With a bachelor’s degree in communications, a master of science in social policy, and as a current master in law student at the University of Pennsylvania Carey Law School, Pascal believes the first tangible outcome to combat the spread of misinformation is to establish media literacy as a norm, but also for traditional and nontraditional media companies to demonstrate responsibility and accountability by ceasing a monetize-from-outrage lens. He believes his generation must not imitate the older generations who behave as toddlers while consuming media, and must instead challenge the ethics of how media companies undermine America’s civic and democratic beliefs.
He questions the legislative branch’s expertise to respond to this heightened misinformation scheme, adding that they must yield relative familiarity with technology, AI, and data to create purpose-built policies and regulations.
On a separate note, Rathle considers US culture from an analogous perspective of a conductor in a symphony, which is bound to have technical errors, something that is both in tune and out of tune.
“It’s a page to be written, but it’s a page filled with variables of justice and injustice,” he notes. “It’s an opportunity for people to engage in meaning rather than nothingness.
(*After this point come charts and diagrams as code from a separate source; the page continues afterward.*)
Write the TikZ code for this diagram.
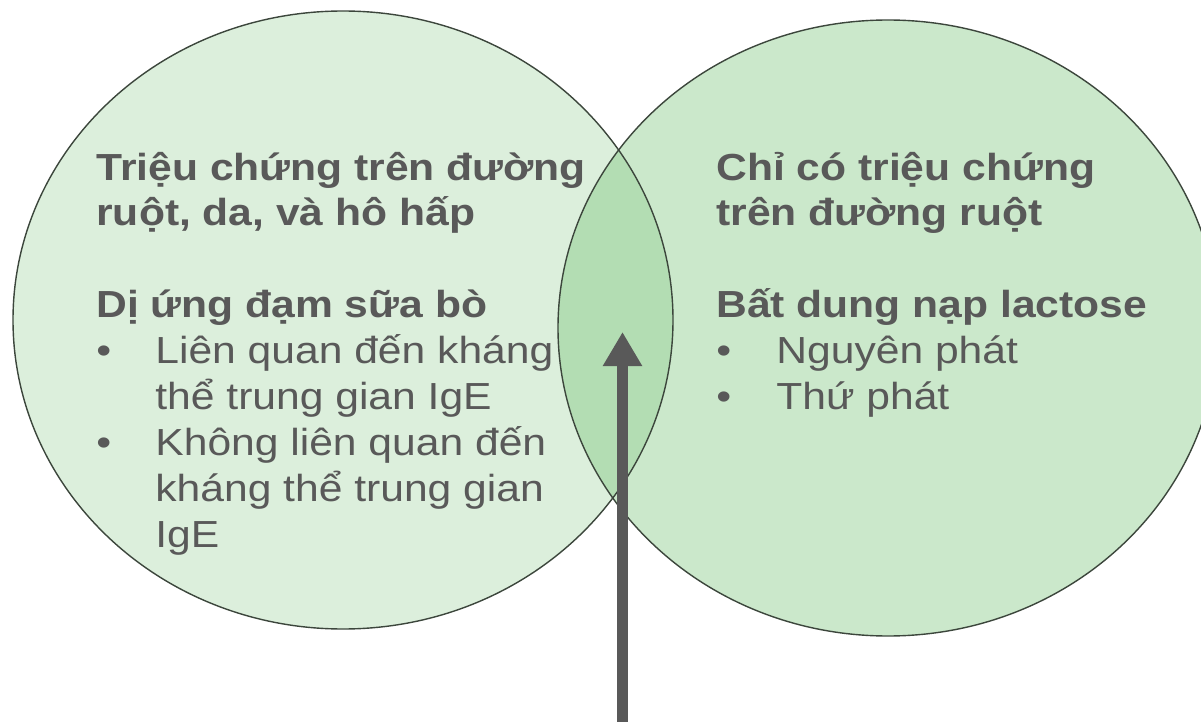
\documentclass[tikz,border=0pt]{standalone}
\usepackage{fontspec}
\newfontfamily\vfont[FakeStretch=1.13]{Liberation Sans}
\usetikzlibrary{arrows.meta}
\definecolor{txt}{HTML}{595959}
\definecolor{lfill}{HTML}{DCEFDC}
\definecolor{rfill}{HTML}{CBE8CB}
\definecolor{ofill}{HTML}{B3DDB3}
\definecolor{edgec}{HTML}{3C463C}
\definecolor{arrowc}{HTML}{595959}
\begin{document}
\begin{tikzpicture}[x=0.5pt,y=-0.5pt,
  txtline/.style={anchor=base west, inner sep=0pt, text=txt, font=\vfont\fontsize{18.85pt}{22.75pt}\selectfont},
  headline/.style={anchor=base west, inner sep=0pt, text=txt, font=\vfont\bfseries\fontsize{18.85pt}{22.75pt}\selectfont},
  outline/.style={draw=edgec, line width=0.7pt},
  bigarrow/.style={draw=arrowc, line width=5.85pt, -{Triangle[length=17pt,width=18.5pt]}}
]
\clip (0,0) rectangle (1201,722);
\fill[white] (0,0) rectangle (1201,722);
% circles
\fill[lfill] (343,320) ellipse [x radius=330, y radius=309];
\fill[rfill] (888,328) ellipse [x radius=330, y radius=308];
\begin{scope}
  \clip (343,320) ellipse [x radius=330, y radius=309];
  \fill[ofill] (888,328) ellipse [x radius=330, y radius=308];
\end{scope}
\draw[outline] (343,320) ellipse [x radius=330, y radius=309];
\draw[outline] (888,328) ellipse [x radius=330, y radius=308];
% left texts
\node[headline] (lh1) at (96,180.5) {Triệu chứng trên đường};
\node[headline] (lh2) at (96,225.5) {ruột, da, và hô hấp};
\node[headline] (lt) at (96,317) {Dị ứng đạm sữa bò};
\node[txtline] (lb1) at (96,363) {•};
\node[txtline] (l11) at (155,363) {Liên quan đến kháng};
\node[txtline] (l12) at (155,409) {thể trung gian IgE};
\node[txtline] (lb2) at (96,455) {•};
\node[txtline] (l21) at (155,455) {Không liên quan đến};
\node[txtline] (l22) at (155,501) {kháng thể trung gian};
\node[txtline] (l23) at (155,547) {IgE};
% right texts
\node[headline] (rh1) at (716,180.5) {Chỉ có triệu chứng};
\node[headline] (rh2) at (716,225.5) {trên đường ruột};
\node[headline] (rt) at (716,317) {Bất dung nạp lactose};
\node[txtline] (rb1) at (716,363) {•};
\node[txtline] (r11) at (776,363) {Nguyên phát};
\node[txtline] (rb2) at (716,409) {•};
\node[txtline] (r21) at (776,409) {Thứ phát};
% arrow
\coordinate (astart) at (622.5,722);
\coordinate (atip) at (622.5,332);
\draw[bigarrow] (astart) -- (atip);
\end{tikzpicture}
\end{document}
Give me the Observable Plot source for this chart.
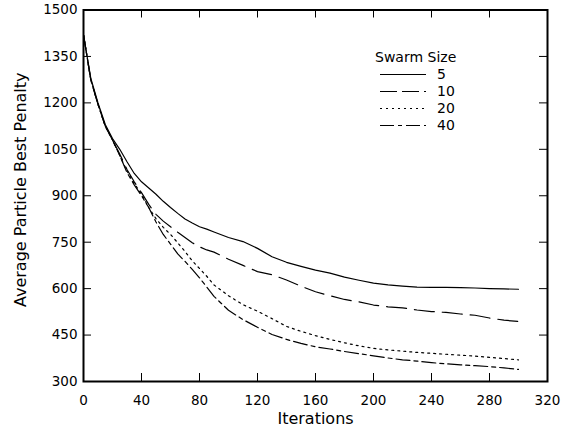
<!DOCTYPE html>
<html><head><meta charset="utf-8">
<script src="https://cdn.jsdelivr.net/npm/d3@7"></script>
<script src="https://cdn.jsdelivr.net/npm/@observablehq/plot@0.6"></script>
<style>
body{margin:0;background:#fff;font-family:"DejaVu Sans",Verdana,sans-serif;}
#wrap{position:relative;width:572px;height:434px;}
#legend{position:absolute;left:375px;top:49px;font-size:14px;color:#000;line-height:17px;}
#legend .row{display:flex;align-items:center;height:17px;}
#legend .row svg{margin-left:5px;margin-right:11px;}
</style></head><body><div id="wrap"></div>
<script>
const iterations = [0,5,10,15,20,25,30,35,40,45,50,55,60,65,70,75,80,85,90,100,110,120,130,140,150,160,170,180,190,200,210,220,230,240,250,260,270,280,290,300];
const size5  = [1420,1280,1200,1130,1085,1050,1010,972,945,925,905,882,862,843,825,812,800,792,783,765,752,730,703,685,672,660,650,637,627,618,612,608,605,604,604,603,602,600,599,598];
const size10 = [1420,1275,1195,1125,1080,1035,985,945,910,872,840,818,800,782,765,748,735,725,718,695,675,655,645,628,608,590,577,565,557,547,541,538,531,526,523,518,514,505,498,494];
const size20 = [1420,1275,1195,1125,1080,1030,980,940,905,862,826,798,775,748,720,690,665,640,612,577,548,527,503,478,462,448,436,425,415,407,402,398,394,391,388,385,382,378,374,370];
const size40 = [1420,1275,1195,1125,1080,1030,975,935,900,862,815,775,744,712,688,662,635,605,575,530,500,475,452,436,423,412,405,397,390,383,376,370,366,361,357,354,351,348,344,339];
const seriesNames = ["5","10","20","40"];
const dashes = [null, "20 8", "2 4", "14 4 4 4"];
const xTicks = [0,40,80,120,160,200,240,280,320];
const yTicks = [300,450,600,750,900,1050,1200,1350,1500];
const xLabel = "Iterations";
const yLabel = "Average Particle Best Penalty";
const legendTitle = "Swarm Size";

const allSeries = [size5, size10, size20, size40];
const W = 572, H = 434, mL = 83, mR = 25, mT = 9.5, mB = 53;
const plotH = H - mT - mB, plotW = W - mL - mR;
const tickLen = 8;

const lineMarks = allSeries.map((vals, i) => {
  const rows = iterations.map((x, j) => ({x, y: vals[j]}));
  return Plot.line(rows, {x: "x", y: "y", stroke: "#000", strokeWidth: 1.2, strokeDasharray: dashes[i] || undefined});
});

const chart = Plot.plot({
  width: W, height: H,
  marginLeft: mL, marginRight: mR, marginTop: mT, marginBottom: mB,
  style: {fontFamily: "'DejaVu Sans', Verdana, sans-serif", fontSize: "13.5px", color: "#000", background: "#fff"},
  x: {domain: [0, 320]},
  y: {domain: [300, 1500]},
  marks: [
    ...lineMarks,
    Plot.tickX(xTicks, {x: d => d, insetTop: plotH - tickLen, stroke: "#000", strokeWidth: 1}),
    Plot.tickX(xTicks, {x: d => d, insetBottom: plotH - tickLen, stroke: "#000", strokeWidth: 1}),
    Plot.tickY(yTicks, {y: d => d, insetRight: plotW - tickLen, stroke: "#000", strokeWidth: 1}),
    Plot.tickY(yTicks, {y: d => d, insetLeft: plotW - tickLen, stroke: "#000", strokeWidth: 1}),
    Plot.axisX(xTicks, {tickSize: 0, tickPadding: 14, label: null, tickFormat: "d"}),
    Plot.axisY(yTicks, {tickSize: 0, tickPadding: 6, label: null, tickFormat: "d"}),
    Plot.text([xLabel], {frameAnchor: "bottom", textAnchor: "middle", lineAnchor: "middle", dy: 37, fontSize: 16, fill: "#000"}),
    Plot.text([yLabel], {frameAnchor: "left", textAnchor: "middle", lineAnchor: "middle", dx: -63, dy: -6, rotate: -90, fontSize: 16, fill: "#000"}),
    Plot.frame({stroke: "#000", strokeWidth: 2})
  ]
});
const wrap = document.getElementById("wrap");
wrap.appendChild(chart);

const legend = document.createElement("div");
legend.id = "legend";
const t = document.createElement("div");
t.textContent = legendTitle;
legend.appendChild(t);
seriesNames.forEach((name, i) => {
  const row = document.createElement("div");
  row.className = "row";
  const svg = d3.create("svg").attr("width", 46).attr("height", 17);
  svg.append("line").attr("x1", 0).attr("x2", 46).attr("y1", 8.5).attr("y2", 8.5)
    .attr("stroke", "#000").attr("stroke-width", 1.2)
    .attr("stroke-dasharray", dashes[i] === "20 8" ? "17 5" : dashes[i]);
  row.appendChild(svg.node());
  const s = document.createElement("span");
  s.textContent = name;
  row.appendChild(s);
  legend.appendChild(row);
});
wrap.appendChild(legend);
</script></body></html>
I think American culture combats the frame of nihilism and hopefully lends love and hope to those participating.”
As someone who aspires for political office and who aims to work with and listen to others, Rathle says he feels honored and blessed to be a part of Salzburg Global Seminar’s carefully curated space that allows for debate, disagreement, and exchange to flourish. That is the real value, he says, of the buildup to the organization’s 75th anniversary in the summer of 2022.
“From a collaborative front,” he concluded, “I think the American Studies Program creates an identity for us to enter and have a conversation to create a solution or a recommendation together… You’re going to have a lot of individuals that have heard the expressions of each other on Zoom and eagerly look forward to dialoguing together in a room, and I think that’s where the change that Salzburg [Global] has historically been known for will come to fruition. I am very grateful for the diverse intellect and the curious honesty that has been exhibited thus far.”